The Castle of Iron is a fantasy novel written by science fiction and fantasy authors L. Sprague de Camp and Fletcher Pratt, the second volume in their Harold Shea series. It was first published as a 35,000 word novella in the fantasy magazine Unknown for April, 1941. Revised and expanded, it was first published in book form in hardcover by Gnome Press in 1950, and in paperback by Pyramid Books in 1962. It has been reprinted by a number of other publishers since its first appearance, and has more recently been combined with other books in the series in the omnibus editions The Compleat Enchanter (1975) and The Complete Compleat Enchanter (1989). It has also been translated into Italian.

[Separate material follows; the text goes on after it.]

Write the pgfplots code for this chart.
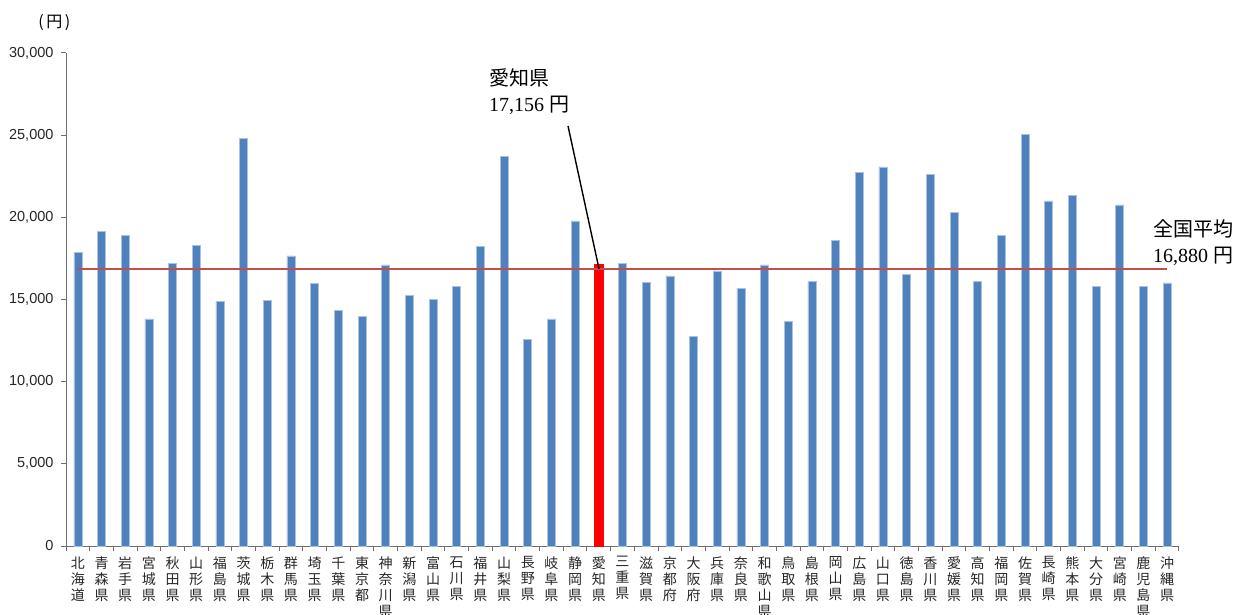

The Harold Shea stories are parallel world tales in which universes where magic works coexist with our own, and in which those based on the mythologies, legends, and literary fantasies of our world and can be reached by aligning one's mind to them by a system of symbolic logic. In The Castle of Iron, the authors' protagonist Harold Shea visits two such worlds, first (briefly) that of Samuel Taylor Coleridge's poem Kubla Khan and second that of Ludovico Ariosto's epic, the Orlando Furioso.

[edit] Plot summary

Spoiler warning: Plot and/or ending details follow.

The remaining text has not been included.